Este trecho do livro "Pós-guerra: uma história da Europa desde 1945", de Tony Judt, em que o historiador faz um balanço sobre as guerras na região da ex-Iugoslávia, estabelece com clareza culpas e responsabilidades. Confirma a histórica covardia ou tibieza dos grandes países europeus, que se omitem em nome de certas tradições e ficam à espera da ajuda dos Estados Unidos - país que tanto criticam.
"Quem terá sido o culpado da tragédia na Iugoslávia? Muita gente foi responsável. As Nações Unidas demonstraram, de início, pouco interesse na questão - o secretário-geral, Boutros Boutros-Ghali, incompetente e desinteressado, definiu a Bósnia como 'guerra de rico' -, e, quando finalmente chegaram aos Balcãs, os representantes da organização se dedicaram a obstruir qualquer ação militar decisiva contra os piores agressores. Os europeus se saíram pouco melhor. A França, especialmente, demonstrou clara relutância em identificar o culpado do curso dos eventos na Sérvia, e até mesmo uma nítida indisposição de se envolver.
"Portanto, quando, em setembro de 1990, Washington quis incluir a Iugoslávia na pauta de um encontro da Organização para a Segurança e Cooperação na Europa (OSCE), a ser realizado em Paris, François Miterrand acusou os americanos de fazer um 'dramalhão' e rejeitou a proposta de inclusão. Quatro meses depois, quando a questão voltou à baila, o ministério das Relações Exteriores da França agora dizia ser 'tarde demais' para uma intervenção estrangeira... Paris continuou sem disposição de cooperar, mesmo depois que as forças internacionais foram obrigadas a agir na região: o general francês Bernard Janvier, comandante da força de proteção da ONU na Bósnia, proibiu ataques aéreos contra as forças sérvio-bósnias em Srebrenica. Já o governo holandês chegou a vetar qualquer ataque da Otan a fortificações sérvio-bósnias até que todos os soldados holandeses estivessem sãos e salvos, longe do país.
"Outros países se saíram melhor, mas não muito. Embora a Inglaterra, no fim, apoiasse a pressão norte-americana em prol da intervenção, as autoridades britânicas passaram os primeiros anos do conflito iugoslavo tentando, em surdina, impedir qualquer envolvimento direto por parte da CE ou da Otan.
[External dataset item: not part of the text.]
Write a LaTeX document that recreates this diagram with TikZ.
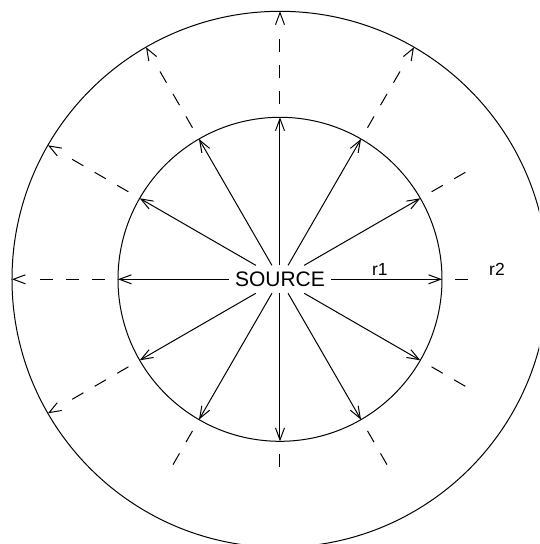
\documentclass[tikz,border=0pt]{standalone}
\usepackage{fontspec}
\setmainfont{Liberation Sans}
\usetikzlibrary{arrows.meta}
\tikzset{
  ring/.style={draw=black, line width=1pt},
  ray/.style={-{Straight Barb[length=12pt,width=9pt]}, draw=black, line width=1pt},
  gapray/.style={draw=black, line width=1pt, dash pattern=on 13pt off 13pt, dash phase=13pt},
  farray/.style={gapray, -{Straight Barb[length=12pt,width=9pt]},
                 dash pattern=on 13pt off 13pt on 13pt off 13pt on 13pt off 53pt, dash phase=105pt},
  srcbox/.style={inner sep=6.5pt, outer sep=0pt, font=\fontsize{21}{25}\selectfont},
  rlbl/.style={anchor=base, inner sep=0pt, font=\fontsize{17.5}{21}\selectfont},
}
\newcommand{\rone}{162}
\newcommand{\rtwo}{268}

\begin{document}
\begin{tikzpicture}[x=1pt,y=1pt]
\useasboundingbox (-280,-264.7) rectangle (259,279.3);
\clip (-280,-264.7) rectangle (259,279.3);

\draw[ring] (0,0) circle (\rone);
\draw[ring] (0,0) circle (\rtwo);

\node[srcbox] (src) at (0,0) {SOURCE};
\node[rlbl] (lblrone) at (99.8,4.3) {r1};
\node[rlbl] (lblrtwo) at (217,4.3) {r2};

% rays inside the first ring
\foreach \a in {0,30,...,330} \draw[ray] (src) -- (\a:\rone);

% dashed rays that stop short of the second ring
\foreach \a/\n in {0/1, 30/2, 240/2, 270/1, 300/2, 330/2}
  \draw[gapray] (\a:\rone) -- (\a:{\rone+26*\n});

% dashed rays that reach the second ring
\foreach \a in {60,90,...,210} \draw[farray] (\a:\rone) -- (\a:\rtwo);
\end{tikzpicture}
\end{document}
E o tratamento dispensado pelos britânicos aos refugiados iugoslavos foi vergonhoso: em novembro de 1992, quando o fluxo de bósnios desesperados e apátridas chegava ao auge, Londres anunciou que nenhum bósnio poderia entrar no Reino Unido sem o devido visto. Era a traiçoeira Albion, cínica como sempre. Não havendo embaixada britânica em Sarajevo para expedir tais vistos, o único caminho para uma família bósnia era por intermédio de uma embaixada britânica em algum outro país... mas, nesse caso, o governo do Reino Unido declarava que, se a família já havia conseguido asilo em outro local, a Grã-Bretanha não precisava mais recebê-la."